@pfsenseuser1234 Why three? There's simply too much traffic for one (over 50k requests/minute, over 2Gbps of upload). Two is enough for now, third one is just to be safe.
No problem with that :)
I'm guessing pfsense can handle 50k req/min for now and I would be fine with simple active-standby approach. But what if I go to 100k by the end of the year? Or 150k. I'll probably hit some limit sooner or later. That's why I'm thinking about multi-master configuration.
I can understand the thought, but pfSense simply can't work in an active-active constellation.
*Not only volumetric DDoS (>10Gbps to kill one VM), but also SYN floods, DNS amplifications, slow HTTP requests… I get them all.
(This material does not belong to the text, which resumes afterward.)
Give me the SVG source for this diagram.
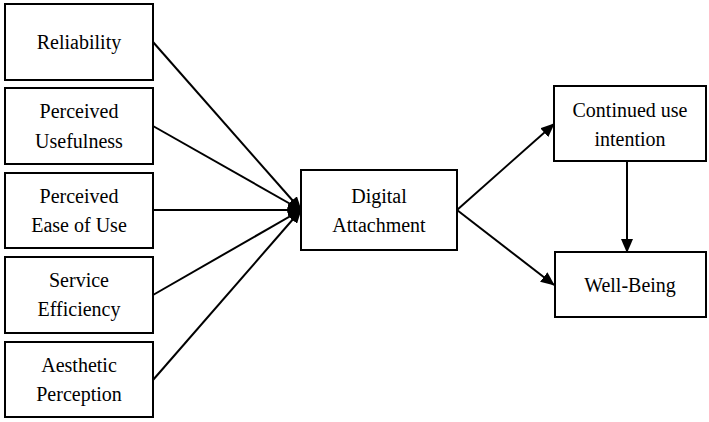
<svg xmlns="http://www.w3.org/2000/svg" width="709" height="422" viewBox="0 0 709 422">
<style>
.box{fill:#fff;stroke:#000;stroke-width:2}
text{font-family:'Liberation Serif',serif;font-size:20px;fill:#000;text-anchor:middle}
.c{stroke:#000;stroke-width:2;fill:none}
</style>
<defs>
<marker id="ah" markerUnits="userSpaceOnUse" markerWidth="14" markerHeight="12" refX="13" refY="6" orient="auto">
<path d="M0,0 L14,6 L0,12 z" fill="#000"/>
</marker>
</defs>
<rect width="709" height="422" fill="#fff"/>
<g id="connectors">
<line class="c" x1="153" y1="42" x2="301" y2="210" marker-end="url(#ah)"/>
<line class="c" x1="153" y1="126" x2="301" y2="210" marker-end="url(#ah)"/>
<line class="c" x1="153" y1="210" x2="301" y2="210" marker-end="url(#ah)"/>
<line class="c" x1="153" y1="295" x2="301" y2="210" marker-end="url(#ah)"/>
<line class="c" x1="153" y1="380" x2="301" y2="210" marker-end="url(#ah)"/>
<line class="c" x1="457" y1="210" x2="554" y2="124" marker-end="url(#ah)"/>
<line class="c" x1="457" y1="210" x2="554" y2="285" marker-end="url(#ah)"/>
<line class="c" x1="627" y1="161" x2="627" y2="252" marker-end="url(#ah)"/>
</g>
<g id="reliability"><rect class="box" x="5" y="4" width="148" height="76"/><text x="79" y="49">Reliability</text></g>
<g id="usefulness"><rect class="box" x="5" y="88" width="148" height="76"/><text x="79" y="118">Perceived</text><text x="79" y="148">Usefulness</text></g>
<g id="ease"><rect class="box" x="5" y="173" width="148" height="75"/><text x="79" y="203">Perceived</text><text x="79" y="232">Ease of Use</text></g>
<g id="efficiency"><rect class="box" x="5" y="257" width="148" height="76"/><text x="79" y="287">Service</text><text x="79" y="316">Efficiency</text></g>
<g id="aesthetic"><rect class="box" x="5" y="342" width="148" height="75"/><text x="79" y="372">Aesthetic</text><text x="79" y="401">Perception</text></g>
<g id="digital"><rect class="box" x="301" y="170" width="156" height="80"/><text x="379" y="203">Digital</text><text x="379" y="232">Attachment</text></g>
<g id="continued"><rect class="box" x="554" y="86" width="152" height="75"/><text x="630" y="117">Continued use</text><text x="630" y="146">intention</text></g>
<g id="wellbeing"><rect class="box" x="555" y="252" width="151" height="65"/><text x="630" y="292">Well-Being</text></g>
</svg>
OK you could get various DDoS but the goal of all is clear: denial of service via massive flooding. Be it SYN, be it DNS, be it slow HTTPs. You can filter out some, but at the end your own firewall will give up or your upstream pipe is full. DDoS mitigation is nothing you can do on your end/site in a meaningful way. Yes you can somehow slow the process and try to mitigate the hit but with enough firepower / distribution you'll get nuked nonetheless. So if you get hit on a continuous fashion the only really helpful thing is bringing a CDN into play and (actually) try to hide the real endpoint addresses so they don't actually leak out (or the attacker will just ignore the CDN and hit the IP). That's the point where Cloudflare, Akamai or Stackpath etc. come into play.
Other then bringing a CDN into play and balancing your three proxies out for traffic reasons, I don't see a quick/simple way to bump that up further. But perhaps some other can chime in.